Playing Catch-Up — The Final Girls; Baby Face; Lightning Strikes Twice

final girls

The Final Girls (Todd Strauss-Schulson, 2015). This send-up of horror films — with special satiric sanctimony leveled at the slasher films of the nineteen-eighties — can’t help but draw comparisons to similar efforts in recent years. And already muddled film looks positively witless when gauged against titles that took the impulse for impish deconstruction to greater heights. Max (Taissa Farmiga) is still smarting from the recent death of her actress mother (Malin Åkerman) when she — for perplexing reasons — attends a midnight screening of the beloved, departed parent’s most famous film, Camp Bloodbath. Max and a few of her friends mystically show up inside the movie, using their knowledge of the plot proceedings to keep themselves safe from masked killer Billy Murphy (Daniel Norris). The film’s spiked taffy tone recalls, of all things, the dismal Arnold Schwarzenegger vehicle Last Action Hero. Director Todd Strauss-Schulson veers between amused affection for and snide derision of the genre trappings of horror flicks. The highly distracted point of view combines with the surface-level spoofery to result in a film that plays like a clanging mess.

 

baby face

Baby Face (Alfred E. Green, 1933). This early showcase for Barbara Stanwyck is arguably best known for a plainspoken salaciousness that ran it afoul of the censors as the Hays Code was ramping up. Stanwyck plays Lily Powers, a young woman who follows the advice of a cobbler (Alphone Ethier) who frequents the raucous speakeasy run by her louse of a father (Robert Barrat). Lily jaunts out into the world with a scheme to achieve upward mobility by treating lustful, susceptible men as ladder rungs. Unsurprisingly, Stanwyck is fantastic, especially when the script feeds her sardonic lines to fling at the various dolts and dupes who swarm around her (including, briefly, John Wayne, six years before Stagecoach made him a star).

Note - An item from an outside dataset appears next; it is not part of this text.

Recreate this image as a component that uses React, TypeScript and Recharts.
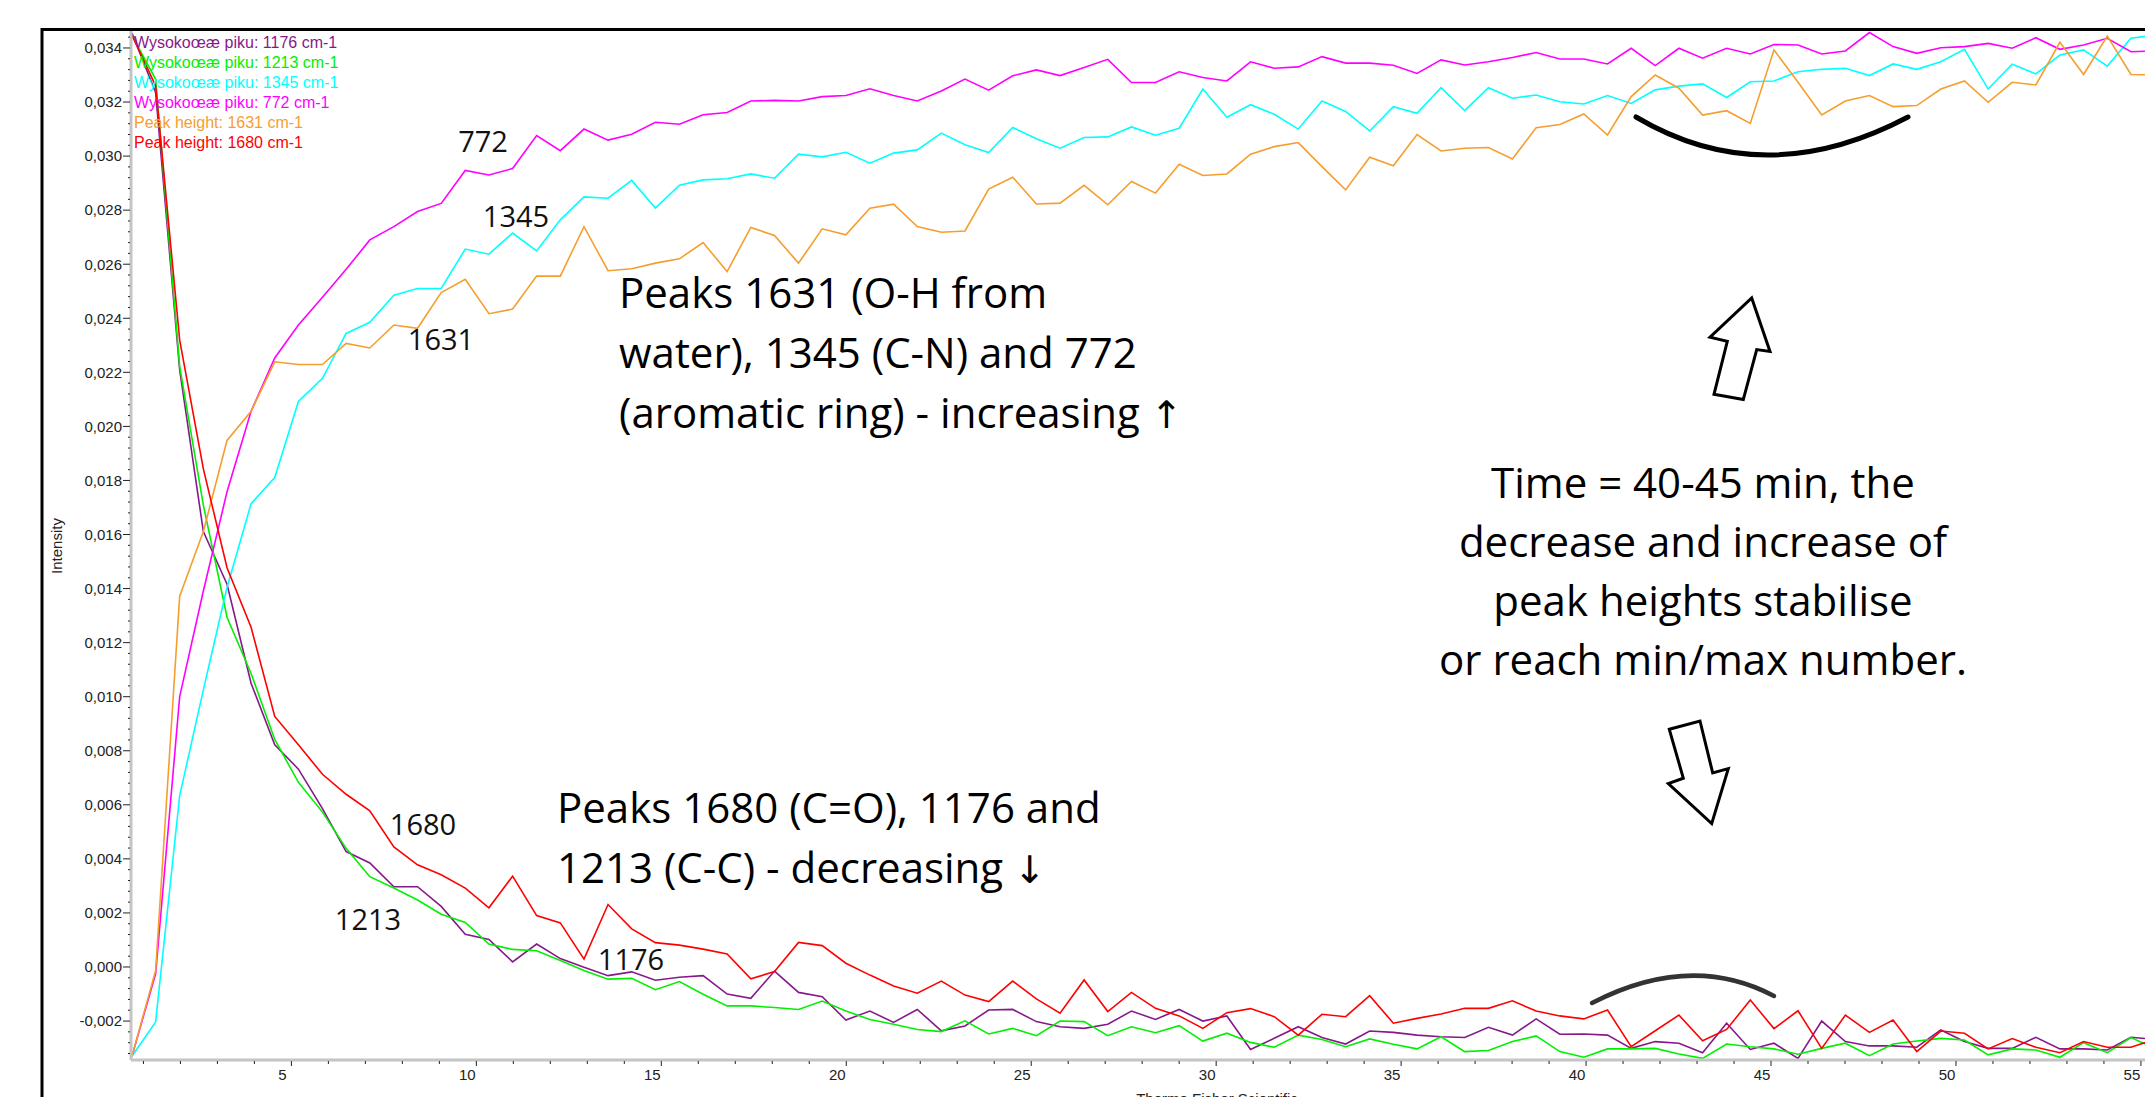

Alfred E. Green directs with a flat-footed efficiency that’s a marker of the era when Hollywood was a grinding company town. The film is remarkable in its proud amorality, at least until an obligatory romantic ending that doesn’t jibe with all that’s come before it.

 

lightning strikes twice

Lightning Strikes Twice (King Vidor, 1951). This crime drama is like a freewheeling hybrid of film noir, Gothic horror, and Western. Shelley Carnes (Ruth Roman) is an actress bound for a dude ranch to recover from the strain of being strangled eight performances per week in a touring company of Othello. She’s diverted into the sphere of Richard Trevelyan (Richard Todd), a convicted murdered who was sprung from death row when a retrial resulted in a hung jury. The screenplay (by Lenore J. Coffee, adapting Margaret Echard’s 1940 novel, A Man Without Friends) merely skims its finger gingerly across the florid lunacy it introduces, but King Vidor fully invests in the twisty darkness, playing with encroaching shadows and reflections as a visual motif. He also infuses and sense of constant menace into the film, heightening the unpredictability as Shelley falls for Richard, even as paranoia about his lurking motivations overtakes her. The performances are mostly unremarkable, but Mercedes McCambridge, just a couple years after her Oscar-winning turn in All the King’s Men, brings a zesty oddness to her turn as a dude ranch proprietor wrapped up in Richard’s sordid past.